The big problem when it comes to dieting and weight-loss is that we focus so much of our attention on the foods that we can’t have. The second you start a new diet and begin to closely scrutinize the types and quantities of foods you eat our brains trigger us into an emotion of regret. Our “fear of missing out” or FOMO kicks in, and we start to obsess about what we are being denied. We don’t think about how good we are going to feel about ourselves after we reach our weight-loss goal.
What happens next is the bane of all weight-loss efforts; we start to crave foods that we used to eat, especially if they were unhealthy for us. And all that work that we put in can be quickly negated, when we succumb to our cravings and indulge in a binge or a ‘cheat day’. And boy are we sorry when we climb on the scale again on Monday morning right?
There are some types of foods and snacks that are very flavorful, satisfying and which are actually healthy.
Almonds are healthy for you, but do you know why? They contain high levels of vitamin E, copper, magnesium, healthy unsaturated fatty acids, and bioactive molecules, which may help reduce the risk of developing cardiovascular diseases. They are also a high source of dietary proteins. Choose raw almonds (rather than dried, salted or flavored versions), and make sure you have a resealable bag at home, at work or while you are on the go, for a quick snack
This refreshing fruit is full of natural antioxidants and beneficial nutrients, including vitamin C, beta-carotene, vitamin E and lutein, which helps reduce the oxidizing cellular damage created by free radicals. To get the most benefit out of your watermelon, avoid juicing it, but you can grill it for a healthy dessert (top it with low-fat yogurt) or eat it raw. It’s one of the healthiest lower carbohydrate fruits you can snack on, and it helps keep your body hydrated too.
3. Whole Eggs
Are eggs good or bad for us? No one can really answer the question, as recent clinical studies have contributed to the restrictions on eggs being relaxed somewhat, by the American Food Guide. But conflicting research in recent years from Northwestern University’s Feinberg School of Medicine to Harvard Health, and the latest study that links the cholesterol in eggs to increased risk of CVD (cardiovascular disease) does nothing to clarify the question: “are eggs bad for us?”

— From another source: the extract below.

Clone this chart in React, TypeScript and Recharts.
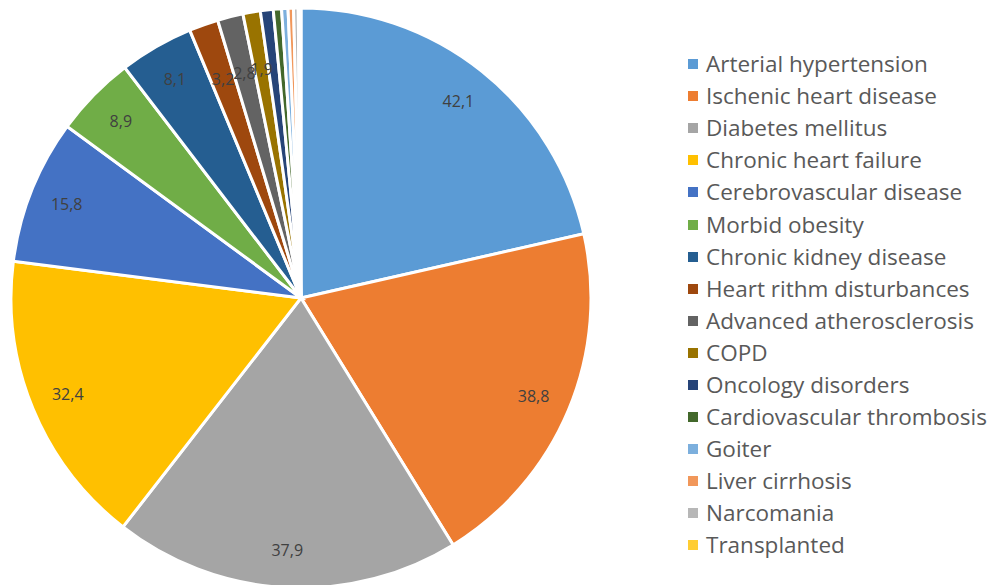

Moderation is key. Should we eat 3-4 eggs every day? Health experts agree that it’s not a good idea. But you can have a few hardboiled eggs in the refrigerator, as a quick and delicious alternative to other unhealthy snack options.
In the past three years, cauliflower has become something of a low-carb rock star of the diet world. That’s because this vegetable can be cooked in so many delicious ways, that closely mimic starchy foods like rice or mashed potatoes. With a little bit of butter, cooked and mashed cauliflower tastes so good, you won’t miss potatoes at all! If you have a food processor, you can also create cauliflower rice, which is finely diced raw cauliflower, and it can be used in many ways, from imitation ‘fried rice’ recipes with chicken or to add density to your favorite broth soup (instead of noodles). You can also slice cauliflower into steaks, add some of your favorite seasonings and grill it up for a guilt-free snack!
These nutritionally balanced foods are the ultimate binge-worthy snacks because you don’t have to feel guilty about eating them. In moderation, they will not sabotage your efforts, and you can enjoy the satisfaction without regret.